Direction: Give back the full listing verbatim, apart from its images.

— start of Entries provided —

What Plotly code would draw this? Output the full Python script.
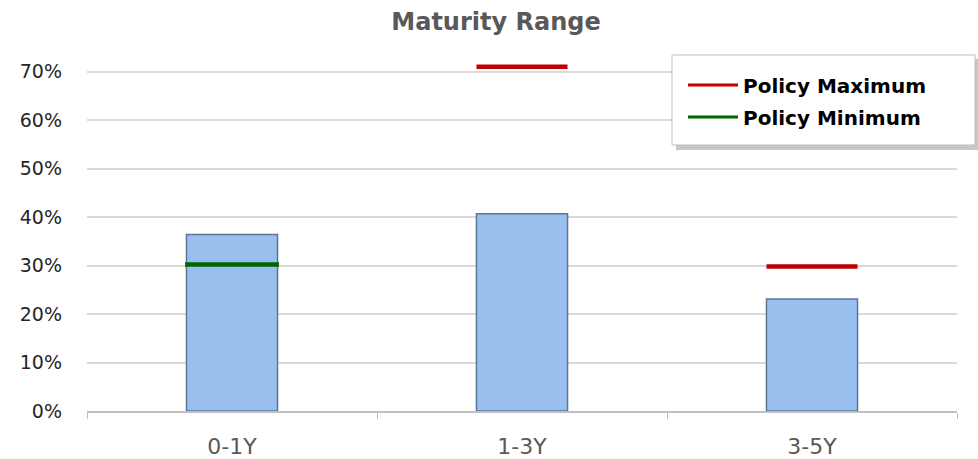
import plotly.graph_objects as go

categories = ["0-1Y", "1-3Y", "3-5Y"]
actual = [0.364, 0.407, 0.231]
policy_max_cats = ["1-3Y", "3-5Y"]
policy_max = [0.71, 0.298]
policy_min_cats = ["0-1Y"]
policy_min = [0.302]
y_ticks = [0, 0.1, 0.2, 0.3, 0.4, 0.5, 0.6, 0.7]

FONT = "'DejaVu Sans', sans-serif"
RED = "#C00000"
GREEN = "#006400"

fig = go.Figure()
fig.add_trace(go.Bar(
    x=categories, y=actual, name="Actual", showlegend=False,
    marker=dict(color="#98BFEE", line=dict(color="#5C7595", width=1.5)),
    width=0.314,
))
# horizontal marks for the policy limits (line-ew length = 1.4 * size)
fig.add_trace(go.Scatter(
    x=policy_max_cats, y=policy_max, mode="markers", name="Policy Maximum",
    marker=dict(symbol="line-ew", size=65, line=dict(color=RED, width=4.5)),
    hoverinfo="skip", showlegend=False,
))
fig.add_trace(go.Scatter(
    x=policy_min_cats, y=policy_min, mode="markers", name="Policy Minimum",
    marker=dict(symbol="line-ew", size=67, line=dict(color=GREEN, width=4.5)),
    hoverinfo="skip", showlegend=False,
))
# legend entries
fig.add_trace(go.Scatter(x=[None], y=[None], mode="lines", name="Policy Maximum",
                         line=dict(color=RED, width=3), legend="legend"))
fig.add_trace(go.Scatter(x=[None], y=[None], mode="lines", name="Policy Minimum",
                         line=dict(color=GREEN, width=3), legend="legend2"))

legend_style = dict(xref="container", yref="container", xanchor="left", yanchor="middle",
                    bgcolor="rgba(0,0,0,0)", borderwidth=0, itemwidth=50,
                    font=dict(family=FONT, size=20, color="#000000", weight="bold"))

fig.update_layout(
    width=978, height=459,
    margin=dict(l=87, r=21, t=62, b=48, autoexpand=False),
    paper_bgcolor="white", plot_bgcolor="white",
    title=dict(text="<b>Maturity Range</b>", x=496 / 978, xanchor="center", y=0.952, yanchor="middle",
               font=dict(family=FONT, size=24, color="#595959")),
    font=dict(family=FONT),
    legend=dict(x=683 / 978, y=1 - 85 / 459, **legend_style),
    legend2=dict(x=683 / 978, y=1 - 117 / 459, **legend_style),
    showlegend=True,
)
fig.update_xaxes(
    type="category", categoryorder="array", categoryarray=categories,
    range=[-0.5, 2.5], automargin=False,
    showline=True, linecolor="#BFBFBF", linewidth=1.5,
    ticks="outside", tickson="boundaries", ticklen=6, tickcolor="#BFBFBF",
    showgrid=False,
    tickfont=dict(family=FONT, size=22, color="#595959"),
    ticklabelstandoff=15,
)
fig.update_yaxes(
    range=[0, 0.72], tickvals=y_ticks, tickformat=".0%", automargin=False,
    showgrid=True, gridcolor="#D9D9D9", gridwidth=1.5,
    zeroline=False, showline=False,
    ticks="", tickfont=dict(family=FONT, size=19, color="#262626"),
    ticklabelstandoff=24,
)

# legend box with drop shadow
fig.add_shape(type="rect", xref="paper", yref="paper",
              x0=0.677, x1=1.0253, y0=0.7479, y1=1.0086,
              fillcolor="rgba(0,0,0,0.22)", line=dict(width=0), layer="above")
fig.add_shape(type="rect", xref="paper", yref="paper",
              x0=0.6724, x1=1.0207, y0=0.7622, y1=1.0201,
              fillcolor="white", line=dict(color="#BFBFBF", width=1), layer="above")

fig.write_html("out.html", config={"displayModeBar": False},
               post_script="document.body.style.margin='0px';")
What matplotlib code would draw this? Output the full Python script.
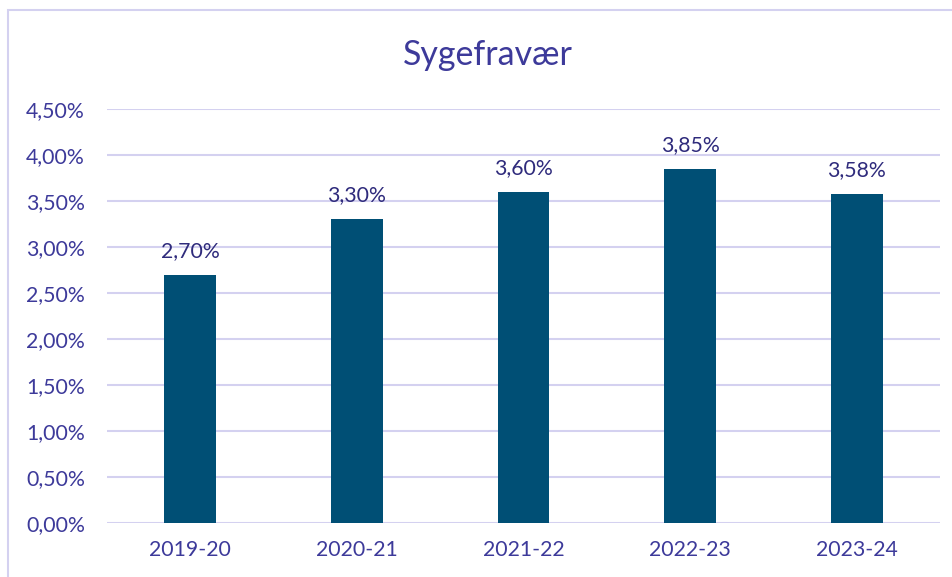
import matplotlib.pyplot as plt
from matplotlib.patches import Rectangle

seasons = ["2019-20", "2020-21", "2021-22", "2022-23", "2023-24"]
absence = [2.70, 3.30, 3.60, 3.85, 3.58]
yticks = [0, 0.5, 1.0, 1.5, 2.0, 2.5, 3.0, 3.5, 4.0, 4.5]

text_col = "#3d3a9a"
label_col = "#2f2b7c"
bar_col = "#004f75"
grid_col = "#d4d1f0"


def pct(v):
    return f"{v:.2f}%".replace(".", ",")


plt.rcParams["font.family"] = ["Lato", "DejaVu Sans"]

fig = plt.figure(figsize=(9.53, 5.77), dpi=100)
ax = fig.add_axes([107 / 953, 1 - 523 / 577, 833 / 953, 414 / 577])

# outer chart frame
fig.patches.append(Rectangle((8 / 953, -0.1), 1.2, 1.1 - 10 / 577,
                             transform=fig.transFigure, fill=False,
                             edgecolor=grid_col, linewidth=1.5))

x = range(len(seasons))
ax.bar(x, absence, width=0.31, color=bar_col, zorder=3)
for xi, v in zip(x, absence):
    ax.annotate(pct(v), (xi, v), xytext=(0, 10), textcoords="offset points",
                ha="center", va="bottom", fontsize=15.3, color=label_col)

ax.set_xlim(-0.5, len(seasons) - 0.5)
ax.set_ylim(0, 4.5)
ax.set_yticks(yticks)
ax.set_yticklabels([pct(t) for t in yticks])
ax.set_xticks(list(x))
ax.set_xticklabels(seasons)
ax.tick_params(length=0, labelsize=15.3, colors=text_col)
ax.tick_params(axis="y", pad=16)
ax.tick_params(axis="x", pad=12)
ax.grid(axis="y", color=grid_col, linewidth=1.5, zorder=0)
for s in ax.spines.values():
    s.set_visible(False)

fig.text(488 / 953, 1 - 55 / 577, "Sygefravær", ha="center", va="center",
         fontsize=24.5, color=text_col)

fig.savefig("out.png", dpi=100)
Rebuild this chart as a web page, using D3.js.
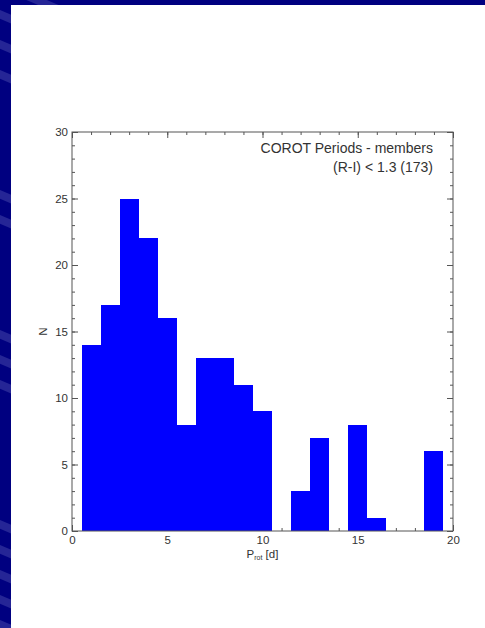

— end of Entries provided —

Expected answer:
What Plotly code would draw this? Output the full Python script.
import plotly.graph_objects as go

categories = ["0-1Y", "1-3Y", "3-5Y"]
actual = [0.364, 0.407, 0.231]
policy_max_cats = ["1-3Y", "3-5Y"]
policy_max = [0.71, 0.298]
policy_min_cats = ["0-1Y"]
policy_min = [0.302]
y_ticks = [0, 0.1, 0.2, 0.3, 0.4, 0.5, 0.6, 0.7]

FONT = "'DejaVu Sans', sans-serif"
RED = "#C00000"
GREEN = "#006400"

fig = go.Figure()
fig.add_trace(go.Bar(
    x=categories, y=actual, name="Actual", showlegend=False,
    marker=dict(color="#98BFEE", line=dict(color="#5C7595", width=1.5)),
    width=0.314,
))
# horizontal marks for the policy limits (line-ew length = 1.4 * size)
fig.add_trace(go.Scatter(
    x=policy_max_cats, y=policy_max, mode="markers", name="Policy Maximum",
    marker=dict(symbol="line-ew", size=65, line=dict(color=RED, width=4.5)),
    hoverinfo="skip", showlegend=False,
))
fig.add_trace(go.Scatter(
    x=policy_min_cats, y=policy_min, mode="markers", name="Policy Minimum",
    marker=dict(symbol="line-ew", size=67, line=dict(color=GREEN, width=4.5)),
    hoverinfo="skip", showlegend=False,
))
# legend entries
fig.add_trace(go.Scatter(x=[None], y=[None], mode="lines", name="Policy Maximum",
                         line=dict(color=RED, width=3), legend="legend"))
fig.add_trace(go.Scatter(x=[None], y=[None], mode="lines", name="Policy Minimum",
                         line=dict(color=GREEN, width=3), legend="legend2"))

legend_style = dict(xref="container", yref="container", xanchor="left", yanchor="middle",
                    bgcolor="rgba(0,0,0,0)", borderwidth=0, itemwidth=50,
                    font=dict(family=FONT, size=20, color="#000000", weight="bold"))

fig.update_layout(
    width=978, height=459,
    margin=dict(l=87, r=21, t=62, b=48, autoexpand=False),
    paper_bgcolor="white", plot_bgcolor="white",
    title=dict(text="<b>Maturity Range</b>", x=496 / 978, xanchor="center", y=0.952, yanchor="middle",
               font=dict(family=FONT, size=24, color="#595959")),
    font=dict(family=FONT),
    legend=dict(x=683 / 978, y=1 - 85 / 459, **legend_style),
    legend2=dict(x=683 / 978, y=1 - 117 / 459, **legend_style),
    showlegend=True,
)
fig.update_xaxes(
    type="category", categoryorder="array", categoryarray=categories,
    range=[-0.5, 2.5], automargin=False,
    showline=True, linecolor="#BFBFBF", linewidth=1.5,
    ticks="outside", tickson="boundaries", ticklen=6, tickcolor="#BFBFBF",
    showgrid=False,
    tickfont=dict(family=FONT, size=22, color="#595959"),
    ticklabelstandoff=15,
)
fig.update_yaxes(
    range=[0, 0.72], tickvals=y_ticks, tickformat=".0%", automargin=False,
    showgrid=True, gridcolor="#D9D9D9", gridwidth=1.5,
    zeroline=False, showline=False,
    ticks="", tickfont=dict(family=FONT, size=19, color="#262626"),
    ticklabelstandoff=24,
)

# legend box with drop shadow
fig.add_shape(type="rect", xref="paper", yref="paper",
              x0=0.677, x1=1.0253, y0=0.7479, y1=1.0086,
              fillcolor="rgba(0,0,0,0.22)", line=dict(width=0), layer="above")
fig.add_shape(type="rect", xref="paper", yref="paper",
              x0=0.6724, x1=1.0207, y0=0.7622, y1=1.0201,
              fillcolor="white", line=dict(color="#BFBFBF", width=1), layer="above")

fig.write_html("out.html", config={"displayModeBar": False},
               post_script="document.body.style.margin='0px';")
What matplotlib code would draw this? Output the full Python script.
import matplotlib.pyplot as plt
from matplotlib.patches import Rectangle

seasons = ["2019-20", "2020-21", "2021-22", "2022-23", "2023-24"]
absence = [2.70, 3.30, 3.60, 3.85, 3.58]
yticks = [0, 0.5, 1.0, 1.5, 2.0, 2.5, 3.0, 3.5, 4.0, 4.5]

text_col = "#3d3a9a"
label_col = "#2f2b7c"
bar_col = "#004f75"
grid_col = "#d4d1f0"


def pct(v):
    return f"{v:.2f}%".replace(".", ",")


plt.rcParams["font.family"] = ["Lato", "DejaVu Sans"]

fig = plt.figure(figsize=(9.53, 5.77), dpi=100)
ax = fig.add_axes([107 / 953, 1 - 523 / 577, 833 / 953, 414 / 577])

# outer chart frame
fig.patches.append(Rectangle((8 / 953, -0.1), 1.2, 1.1 - 10 / 577,
                             transform=fig.transFigure, fill=False,
                             edgecolor=grid_col, linewidth=1.5))

x = range(len(seasons))
ax.bar(x, absence, width=0.31, color=bar_col, zorder=3)
for xi, v in zip(x, absence):
    ax.annotate(pct(v), (xi, v), xytext=(0, 10), textcoords="offset points",
                ha="center", va="bottom", fontsize=15.3, color=label_col)

ax.set_xlim(-0.5, len(seasons) - 0.5)
ax.set_ylim(0, 4.5)
ax.set_yticks(yticks)
ax.set_yticklabels([pct(t) for t in yticks])
ax.set_xticks(list(x))
ax.set_xticklabels(seasons)
ax.tick_params(length=0, labelsize=15.3, colors=text_col)
ax.tick_params(axis="y", pad=16)
ax.tick_params(axis="x", pad=12)
ax.grid(axis="y", color=grid_col, linewidth=1.5, zorder=0)
for s in ax.spines.values():
    s.set_visible(False)

fig.text(488 / 953, 1 - 55 / 577, "Sygefravær", ha="center", va="center",
         fontsize=24.5, color=text_col)

fig.savefig("out.png", dpi=100)
Rebuild this chart as a web page, using D3.js.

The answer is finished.